The Obama administration tried to ease tensions with Russia in 2009 by saying it would revamp an earlier Bush-era plan to emphasize shorter-range interceptors. Russia initially welcomed that move, but has more recently suggested the new interceptors could threaten its missiles as the U.S. interceptors are upgraded.

The U.S.-NATO missile defense plans use Aegis radars and interceptors on ships and a more powerful radar based in Turkey in the first phase, followed by radar and interceptor facilities in Romania and Poland.

Russia would not plan any retaliation unless the United States goes through with its plans and takes the third and final step and deploys defense elements in Poland, Antonov said Wednesday.
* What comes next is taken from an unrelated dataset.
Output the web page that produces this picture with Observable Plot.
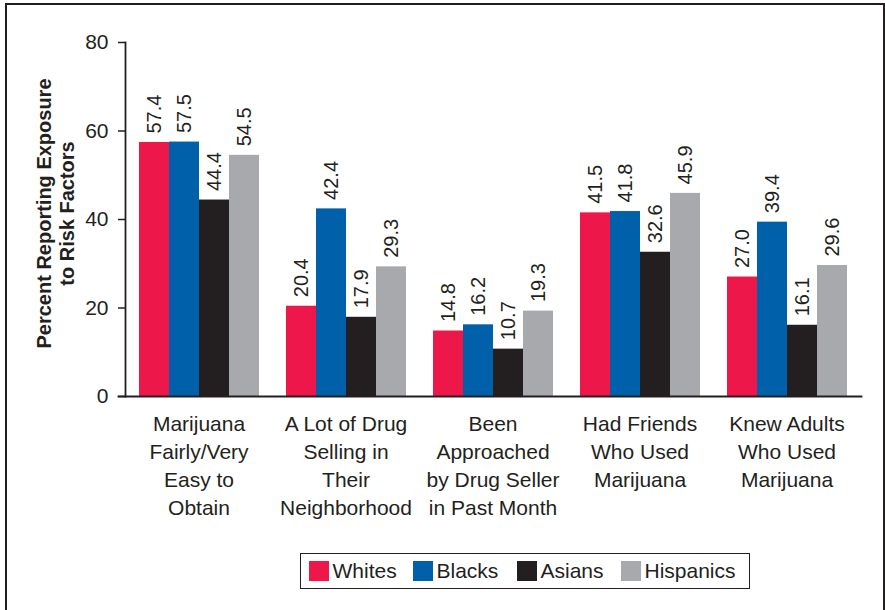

That is estimated to happen no earlier than in 2018.

Russia has just commissioned a radar in Kaliningrad, its western outpost near the Polish border, capable of monitoring missile launches from Europe and the North Atlantic.

On Thursday, at the start of the conference attended by representatives from about 50 countries, Russia's Security Council secretary reiterated Moscow's offer to run the missile shield together with NATO. Nikolai Patrushev said such a jointly run European missile defense system "could strengthen the security of every single country of the continent" and "would be adequate for possible threats and will not deter strategic security."

NATO's deputy secretary general, Alexander Vershbow, told the conference that the U.S.-led missile shield is 'not and will not be directed against Russia' and that Russia's intercontinental ballistic missiles are 'too fast and too sophisticated' for the planned system to intercept.

Meanwhile, U.S. Senator John McCain, on a visit to Lithuania, lashed out at Russia's plans in Kaliningrad.

McCain said using missile defense as an "excuse to have a military buildup in this part of the world, which is at peace, is really an egregious example of what might be even viewed as paranoia on the part of Vladimir Putin."